== Requirement ==
Return the lines where the word "this" occurs.

== Stored records ==
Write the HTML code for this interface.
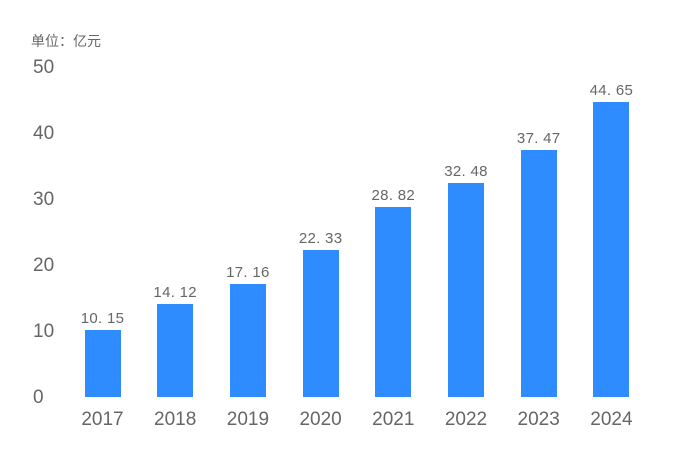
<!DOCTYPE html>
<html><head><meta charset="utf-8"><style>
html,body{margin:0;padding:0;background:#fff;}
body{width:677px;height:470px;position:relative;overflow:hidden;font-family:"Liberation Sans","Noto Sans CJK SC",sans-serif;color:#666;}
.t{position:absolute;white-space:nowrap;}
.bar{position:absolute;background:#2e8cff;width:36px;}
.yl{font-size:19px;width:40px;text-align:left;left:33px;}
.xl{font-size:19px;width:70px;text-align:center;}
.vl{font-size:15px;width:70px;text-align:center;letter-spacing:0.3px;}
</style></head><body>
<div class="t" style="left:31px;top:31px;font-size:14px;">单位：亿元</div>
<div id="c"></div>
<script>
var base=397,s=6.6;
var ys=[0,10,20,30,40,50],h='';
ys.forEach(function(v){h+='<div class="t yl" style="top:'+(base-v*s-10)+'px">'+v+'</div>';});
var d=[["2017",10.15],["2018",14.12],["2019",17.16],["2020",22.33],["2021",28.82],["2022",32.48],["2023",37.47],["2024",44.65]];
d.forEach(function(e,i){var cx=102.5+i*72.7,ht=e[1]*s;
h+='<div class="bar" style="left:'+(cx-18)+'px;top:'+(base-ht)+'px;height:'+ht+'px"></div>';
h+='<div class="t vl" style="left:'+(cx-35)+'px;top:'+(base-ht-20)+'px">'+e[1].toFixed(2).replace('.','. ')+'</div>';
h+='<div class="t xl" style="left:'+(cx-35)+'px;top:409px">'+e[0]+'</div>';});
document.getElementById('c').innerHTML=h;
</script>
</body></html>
---
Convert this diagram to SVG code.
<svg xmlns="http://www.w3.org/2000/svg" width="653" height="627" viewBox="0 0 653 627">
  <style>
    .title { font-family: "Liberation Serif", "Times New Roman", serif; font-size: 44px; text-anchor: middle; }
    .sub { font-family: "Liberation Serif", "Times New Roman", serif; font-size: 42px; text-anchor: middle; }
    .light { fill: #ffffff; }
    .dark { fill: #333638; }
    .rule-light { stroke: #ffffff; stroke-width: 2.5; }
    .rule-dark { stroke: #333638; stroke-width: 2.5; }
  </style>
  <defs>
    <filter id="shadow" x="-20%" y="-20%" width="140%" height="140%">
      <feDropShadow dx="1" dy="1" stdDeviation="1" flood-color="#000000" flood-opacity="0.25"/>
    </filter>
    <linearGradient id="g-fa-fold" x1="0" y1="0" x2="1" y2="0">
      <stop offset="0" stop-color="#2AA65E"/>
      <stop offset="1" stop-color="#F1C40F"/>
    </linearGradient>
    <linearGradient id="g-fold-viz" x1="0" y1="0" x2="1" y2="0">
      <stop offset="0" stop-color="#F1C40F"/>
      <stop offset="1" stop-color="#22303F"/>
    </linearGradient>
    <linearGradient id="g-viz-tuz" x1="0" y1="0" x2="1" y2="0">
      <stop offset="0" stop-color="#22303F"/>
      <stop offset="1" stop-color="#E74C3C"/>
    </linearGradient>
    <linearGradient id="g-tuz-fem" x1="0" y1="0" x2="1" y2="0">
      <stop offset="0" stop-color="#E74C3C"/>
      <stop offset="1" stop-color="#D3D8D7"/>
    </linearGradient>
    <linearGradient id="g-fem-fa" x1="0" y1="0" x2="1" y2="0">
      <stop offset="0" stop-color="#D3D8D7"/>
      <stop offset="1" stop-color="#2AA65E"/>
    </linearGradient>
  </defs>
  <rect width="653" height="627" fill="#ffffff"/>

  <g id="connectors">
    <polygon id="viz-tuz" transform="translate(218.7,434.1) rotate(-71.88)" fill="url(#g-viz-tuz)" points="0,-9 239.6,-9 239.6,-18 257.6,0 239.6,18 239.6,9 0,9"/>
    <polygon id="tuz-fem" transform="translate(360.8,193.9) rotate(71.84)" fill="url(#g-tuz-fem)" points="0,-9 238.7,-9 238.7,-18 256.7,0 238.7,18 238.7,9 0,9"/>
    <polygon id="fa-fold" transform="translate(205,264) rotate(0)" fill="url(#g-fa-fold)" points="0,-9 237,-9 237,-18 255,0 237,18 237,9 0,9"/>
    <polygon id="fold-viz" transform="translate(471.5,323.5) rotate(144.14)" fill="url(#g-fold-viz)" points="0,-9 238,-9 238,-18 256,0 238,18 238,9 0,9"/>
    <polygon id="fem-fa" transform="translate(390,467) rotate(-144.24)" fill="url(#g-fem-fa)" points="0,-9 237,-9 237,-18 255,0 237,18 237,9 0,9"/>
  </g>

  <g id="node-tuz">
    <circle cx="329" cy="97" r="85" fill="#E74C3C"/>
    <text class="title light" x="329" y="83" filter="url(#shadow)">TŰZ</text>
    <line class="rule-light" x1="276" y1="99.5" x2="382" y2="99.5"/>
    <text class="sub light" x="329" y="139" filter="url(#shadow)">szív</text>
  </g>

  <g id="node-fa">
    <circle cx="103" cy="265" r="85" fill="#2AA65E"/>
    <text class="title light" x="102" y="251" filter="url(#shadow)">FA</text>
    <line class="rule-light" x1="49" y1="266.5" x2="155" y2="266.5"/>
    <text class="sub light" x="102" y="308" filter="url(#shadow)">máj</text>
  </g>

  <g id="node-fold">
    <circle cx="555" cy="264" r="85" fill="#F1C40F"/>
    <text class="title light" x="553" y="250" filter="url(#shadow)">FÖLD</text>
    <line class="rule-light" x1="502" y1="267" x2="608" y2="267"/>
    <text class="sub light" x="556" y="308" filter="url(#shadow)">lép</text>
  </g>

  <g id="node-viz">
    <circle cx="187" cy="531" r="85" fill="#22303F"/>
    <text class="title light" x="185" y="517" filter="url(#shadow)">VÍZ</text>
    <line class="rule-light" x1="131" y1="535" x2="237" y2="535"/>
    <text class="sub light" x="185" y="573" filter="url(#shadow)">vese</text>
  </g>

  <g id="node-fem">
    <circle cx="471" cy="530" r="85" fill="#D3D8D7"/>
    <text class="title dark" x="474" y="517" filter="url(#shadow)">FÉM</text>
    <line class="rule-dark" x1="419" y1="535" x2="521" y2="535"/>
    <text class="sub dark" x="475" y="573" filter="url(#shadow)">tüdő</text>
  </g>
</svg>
--
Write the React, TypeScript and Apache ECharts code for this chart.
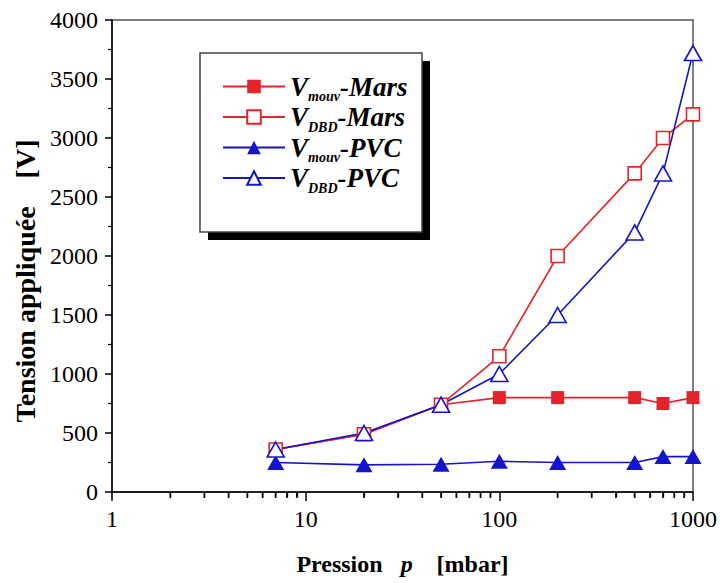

== Solution ==
Write the HTML code for this interface.
Convert this diagram to SVG code.
Write the React, TypeScript and Apache ECharts code for this chart.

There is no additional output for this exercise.